MapR-DB Ingestion
Infoworks allows you to create Hive tables to project MapR-DB table data. The metadata for these tables will also be stored in the Infoworks metastore so that the Hive tables can be used in data transformations.
MapR-DB is a HBase-like case-sensitive document store which stores nested key value structures in a document. Each row in a MapR table can have different schema.
MapR-DB tables can be queried via Hive by creating a corresponding Hive table and specifying a storage handler and _id column. The _id column is a unique identifier which identifies a row and is used by Hive to query the tables.
MapR-DB Datatypes
The following table lists the data types supported by Infoworks in MapR-DB.
MapR-DB Data Types | Supported | Mapping | Infoworks Data Type | Hive Data Type |
---|---|---|---|---|
BOOLEAN | Y | Y | BOOLEAN | BOOLEAN |
BINARY | Y | Y | BINARY | BINARY |
BYTE | Y | Y | TINYINT | TINYINT |
DATE | Y | Y | DATE | DATE |
DOUBLE | Y | Y | DOUBLE | DOUBLE |
FLOAT | Y | Y | FLOAT | FLOAT |
INT | Y | Y | INT | INT |
BIGINT | Y | Y | LONG | LONG |
SHORT | Y | Y | SMALLINT | SMALLINT |
STRING | Y | Y | STRING | STRING |
TIMESTAMP | Y | Y | TIMESTAMP | TIMESTAMP |
Creating Source
In the Admin section (Admin > Source > New Source), create a source and select the source type as MapRDB. Enter the Hive schema name and HDFS location. The target Hive schema is where the Hive tables will be created corresponding to each MapR-DB table.
Configuring Source
- Click the Sources menu and select the MapR-DB source you created.
- In the Source Configuration page, click the Click here to enter them link.
- In the Settings page, enter the MapR-DB Base Path.
- Click Save and Fetch New Tables. A list of tables fetched from the MapR-DB is displayed.
- Select the MapR tables for which the Hive tables must be created. Modify the Hive table name if required. You can also modify the Id column value which is _id by default. The modified Id value will be the ID column name for the Hive table.
Schema Crawl
- In the Settings page, after fetching the MapR table, click Crawl Tables. The table metadata will be stored in the Infoworks metastore and the corresponding tables will be created in Hive.

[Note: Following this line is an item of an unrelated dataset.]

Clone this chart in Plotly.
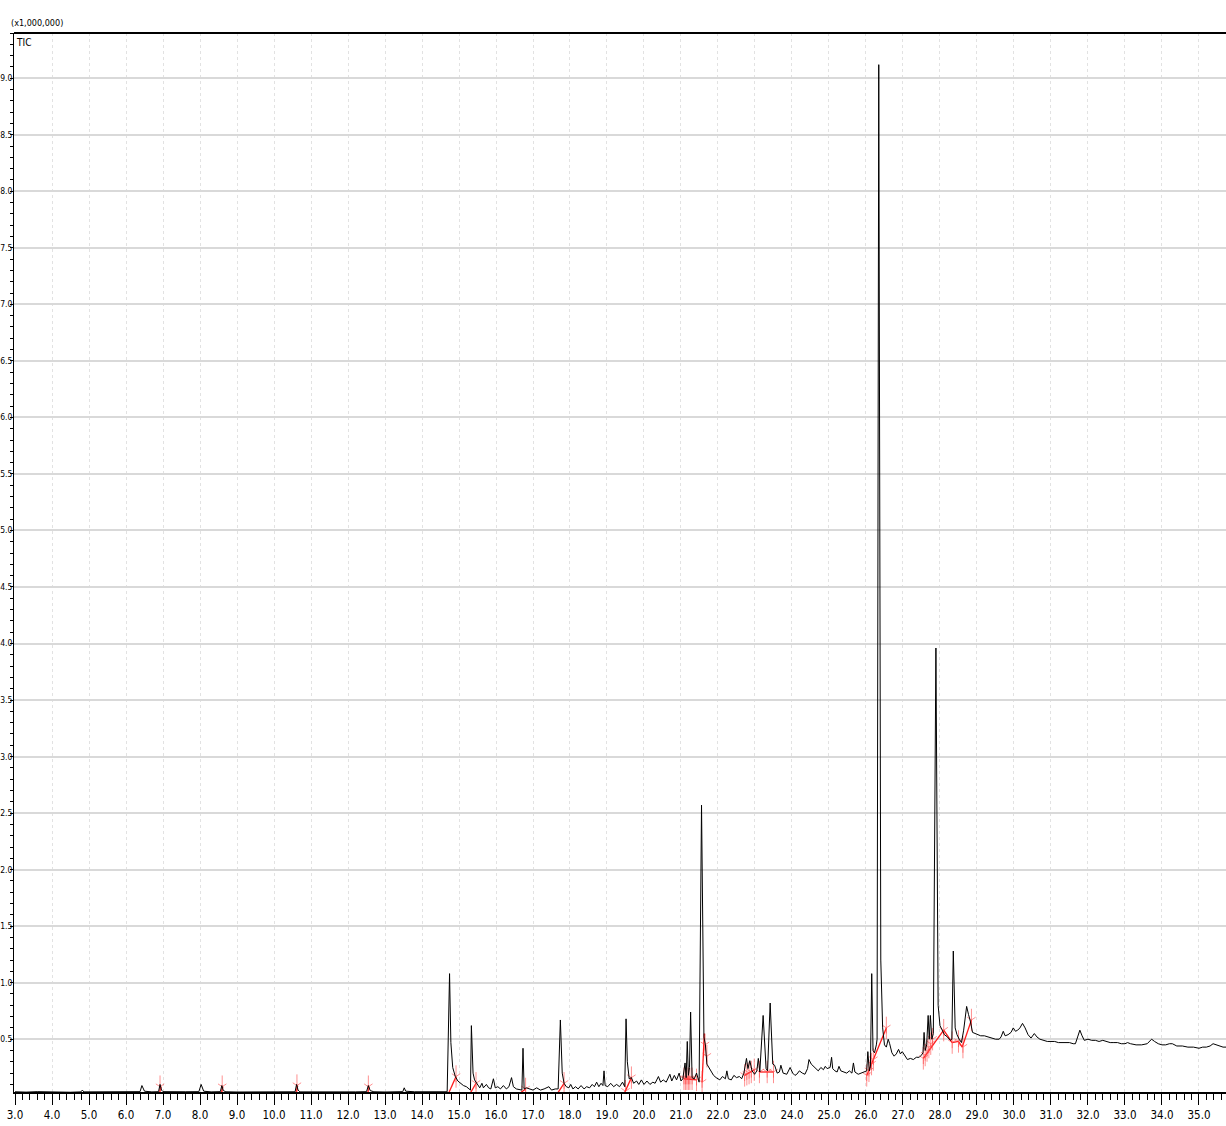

- Click the Build icon to track the job. The job summary with the details of tables crawled and skipped will be displayed.
- After successful crawl, click the Source Configuration icon. The crawled tables will be displayed. You can also verify the crawled tables in Hive.
- Click the View button for the required table. The table data viewer will be displayed.
- Click Recrawl Metadata to recrawl the metadata for the tables already crawled. This will drop and recreate the corresponding Hive tables.
The table schema is detected from the top n schema documents, n is 10 by default. This value can be set at the admin level using the MAPRDB_TYPE_DETECTION_ROW_COUNT configuration.
Limitations
- If MapR-DB table data includes key names with uppercase letters, the columns are displayed as null while querying the Hive table. This is because MapR-DB is case sensitive and Hive converts all the column names to lowercase.
- MapR-DB tables can have different schemas for each row while Hive can only have a fixed schema. Hence, it is assumed that MapR-DB rows will adhere to a superset of the detected schema.
- MapR-DB ingestion supports only MapR-DB JSON tables. Binary tables are not supported.
- The subpaths in the MapR base path will not be crawled. To create Hive tables for subpaths, you must create a different source with the subpath as the base path.